How Technology Could Solve Africa's Poaching Epidemic and Save the Rhino


Following a tragic poaching incident in August, Kenya has announced plans to microchip their 1000+ rhino population in order to fight against ivory-seeking poachers. The chips will be implanted into the rhino's horns, the most valuable part, especially for the poachers who are trying to meet a rising medicinal demand in Asia. This endeavor, supported by the World Wildlife Fund, has cost $15,300 for the materials (the microchips plus five scanners), and will require more funds in order to track down, subdue, and implant the animals.
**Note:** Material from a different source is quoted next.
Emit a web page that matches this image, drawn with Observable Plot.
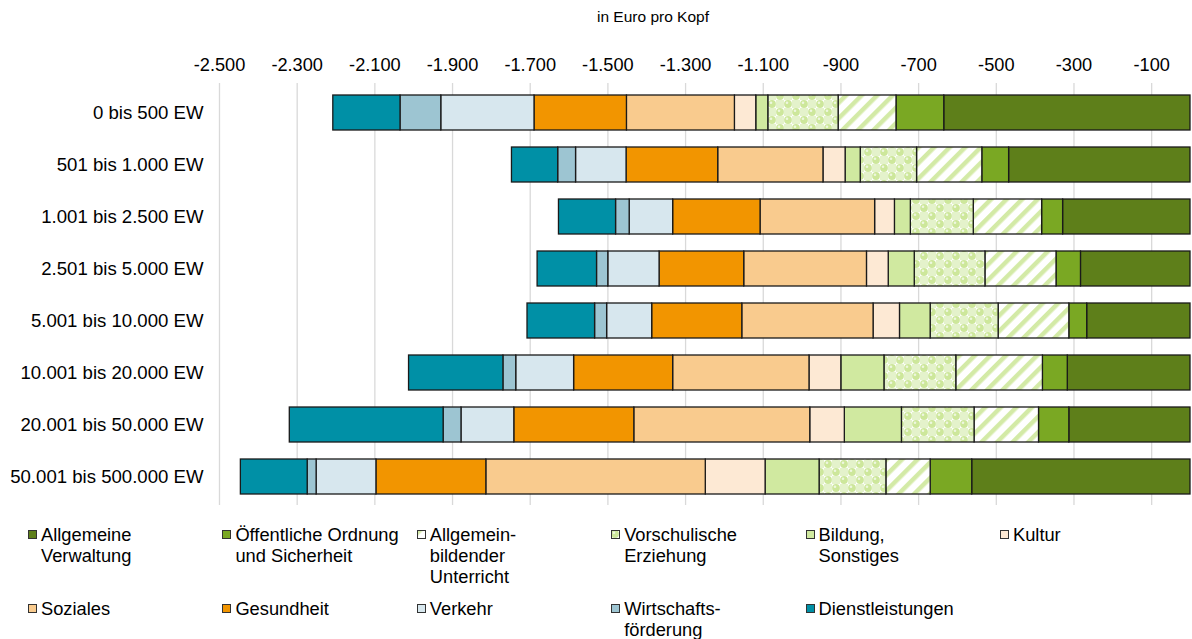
<!DOCTYPE html>
<html>
<head>
<meta charset="utf-8">
<script src="https://cdn.jsdelivr.net/npm/d3@7"></script>
<script src="https://cdn.jsdelivr.net/npm/@observablehq/plot@0.6"></script>
<style>
  body { margin: 0; background: #fff; font-family: "Liberation Sans", Arial, sans-serif; color: #000; }
  #wrap { position: relative; width: 1192px; height: 639px; overflow: hidden; }
  #title { position: absolute; top: 7px; left: 653px; transform: translateX(-50%); font-size: 15.5px; line-height: 20px; white-space: nowrap; }
  #chart { position: absolute; top: 36px; left: 0; }
  #legend { position: absolute; left: 28px; top: 524px; display: grid; grid-template-columns: repeat(6, 194.4px); grid-auto-rows: 74px; }
  .item { display: flex; align-items: flex-start; font-size: 18.3px; line-height: 21px; white-space: pre-line; }
  .sw { flex: none; width: 9px; height: 9px; margin-top: 6px; margin-right: 4px; }
</style>
</head>
<body>
<div id="wrap">
  <div id="title">in Euro pro Kopf</div>
  <div id="chart"></div>
  <div id="legend"></div>
</div>
<script>
// Municipality size classes (rows, top to bottom)
const groups = [
  "0 bis 500 EW",
  "501 bis 1.000 EW",
  "1.001 bis 2.500 EW",
  "2.501 bis 5.000 EW",
  "5.001 bis 10.000 EW",
  "10.001 bis 20.000 EW",
  "20.001 bis 50.000 EW",
  "50.001 bis 500.000 EW"
];

// Expenditure areas, stacked outward from zero
const series = [
  "Allgemeine Verwaltung",
  "Öffentliche Ordnung und Sicherheit",
  "Allgemeinbildender Unterricht",
  "Vorschulische Erziehung",
  "Bildung, Sonstiges",
  "Kultur",
  "Soziales",
  "Gesundheit",
  "Verkehr",
  "Wirtschaftsförderung",
  "Dienstleistungen"
];

// Legend labels with their line breaks
const legendLabels = [
  "Allgemeine\nVerwaltung",
  "Öffentliche Ordnung\nund Sicherheit",
  "Allgemein-\nbildender\nUnterricht",
  "Vorschulische\nErziehung",
  "Bildung,\nSonstiges",
  "Kultur",
  "Soziales",
  "Gesundheit",
  "Verkehr",
  "Wirtschafts-\nförderung",
  "Dienstleistungen"
];

// Expenditure in euro per inhabitant, one value per size class
const allgemeineVerwaltung = [-634, -467, -328, -282, -266, -316, -312, -562];
const oeffentlicheOrdnung  = [-123,  -69,  -54,  -63,  -46,  -64,  -78, -107];
const allgemeinbildend     = [-149, -168, -176, -183, -182, -223, -166, -114];
const vorschulisch         = [-181, -145, -162, -182, -175, -185, -187, -172];
const bildungSonstiges     = [ -31,  -39,  -41,  -67,  -79, -111, -147, -139];
const kultur               = [ -55,  -57,  -51,  -56,  -68,  -82,  -89, -154];
const soziales             = [-278, -271, -295, -316, -338, -351, -453, -565];
const gesundheit           = [-238, -236, -225, -218, -232, -255, -309, -283];
const verkehr              = [-240, -130, -112, -132, -116, -149, -136, -154];
const wirtschaft           = [-105,  -46,  -35,  -29,  -31,  -33,  -46,  -23];
const dienstleistungen     = [-173, -119, -147, -153, -174, -243, -396, -172];

const seriesValues = [
  allgemeineVerwaltung, oeffentlicheOrdnung, allgemeinbildend, vorschulisch,
  bildungSonstiges, kultur, soziales, gesundheit, verkehr, wirtschaft, dienstleistungen
];

// Tick values of the top axis
const xTicks = [-2500, -2300, -2100, -1900, -1700, -1500, -1300, -1100, -900, -700, -500, -300, -100];

const fills = [
  "#5e7f1a", "#7aa823", "url(#p-stripes)", "url(#p-dots)", "#d0e9a0", "#fde9d4",
  "#f9cb8e", "#f29500", "#d7e7ee", "#9dc5d2", "#0090a6"
];

const rows = [];
seriesValues.forEach((vals, i) => vals.forEach((v, j) => rows.push({group: groups[j], series: series[i], value: v})));

const de = d3.formatLocale({decimal: ",", thousands: ".", grouping: [3], currency: ["", " €"], minus: "-"});
const fmt = de.format(",d");

const chart = Plot.plot({
  width: 1192,
  height: 488,
  marginLeft: 219,
  marginRight: 2,
  marginTop: 47,
  marginBottom: 19,
  style: {fontFamily: "'Liberation Sans', Arial, sans-serif", fontSize: "18px", color: "#000", background: "transparent", overflow: "visible"},
  x: {domain: [-2500, 0], label: null},
  y: {domain: groups, paddingInner: 0.336, paddingOuter: 0.17, label: null},
  color: {domain: series, range: fills},
  marks: [
    Plot.ruleX(xTicks, {stroke: "#d9d9d9", strokeWidth: 1.3}),
    Plot.barX(rows, {x: "value", y: "group", fill: "series", stroke: "#1a1a1a", strokeWidth: 1.3}),
    Plot.axisX({anchor: "top", ticks: xTicks, tickSize: 0, tickPadding: 13, tickFormat: fmt, label: null, fontSize: 18.2}),
    Plot.axisY({tickSize: 0, tickPadding: 16, label: null, fontSize: 18.6})
  ]
});

// Fill patterns for the two textured areas
const defs = d3.select(chart).insert("defs", ":first-child");
const stripes = defs.append("pattern")
  .attr("id", "p-stripes").attr("patternUnits", "userSpaceOnUse")
  .attr("width", 11).attr("height", 11).attr("patternTransform", "rotate(45)");
stripes.append("rect").attr("width", 11).attr("height", 11).attr("fill", "#fff");
stripes.append("rect").attr("width", 4.5).attr("height", 11).attr("fill", "#d3eaa6");

const dots = defs.append("pattern")
  .attr("id", "p-dots").attr("patternUnits", "userSpaceOnUse")
  .attr("width", 16).attr("height", 16);
dots.append("rect").attr("width", 16).attr("height", 16).attr("fill", "#fff");
dots.append("rect").attr("x", 8).attr("y", 0).attr("width", 8).attr("height", 8).attr("fill", "#e4f2cb");
dots.append("rect").attr("x", 0).attr("y", 8).attr("width", 8).attr("height", 8).attr("fill", "#e4f2cb");
dots.append("circle").attr("cx", 4).attr("cy", 4).attr("r", 3.9).attr("fill", "#cde79b");
dots.append("circle").attr("cx", 12).attr("cy", 12).attr("r", 3.9).attr("fill", "#cde79b");
dots.append("circle").attr("cx", 3).attr("cy", 2.8).attr("r", 1.3).attr("fill", "#eef7df");
dots.append("circle").attr("cx", 11).attr("cy", 10.8).attr("r", 1.3).attr("fill", "#eef7df");

document.getElementById("chart").appendChild(chart);

// Legend in the order of the series
const legend = d3.select("#legend");
series.forEach((s, i) => {
  const item = legend.append("div").attr("class", "item");
  const sw = item.append("svg").attr("class", "sw").attr("width", 9).attr("height", 9);
  sw.append("rect").attr("x", 0.5).attr("y", 0.5).attr("width", 8).attr("height", 8)
    .attr("fill", fills[i]).attr("stroke", "#333").attr("stroke-width", 1);
  item.append("span").text(legendLabels[i]);
});
</script>
</body>
</html>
While the costs and efforts required for this plan might become a little heavy, they will ultimately be worth it. Since 2007, rhino deaths have risen by 3000%, and no that is not a typo. A drastic change in approaching this problem needs to happen. By investing in new technology, Kenya is making a huge and logical step in tackling its poaching problem. Along with being able to closely monitor the rhino's current locations, these microchips will make all the horns traceable. Therefore, any transaction made with them will be able to be monitored and used as evidence for prosecution. So while not foolproof, this kind of technology can lead to much more efficient and timely arrests that will could potentially bring down the climbing rate of rhino deaths.

Sadly, while Kenya is certainly taking appropriate action against poaching, the slaughtering of animals for their ivory is not unique to the country. As other African countries such as Zimbabwe are struggling with their own poaching problems, perhaps Kenya's project can lead as an example of the investments necessary to bring this issue to a successful conclusion.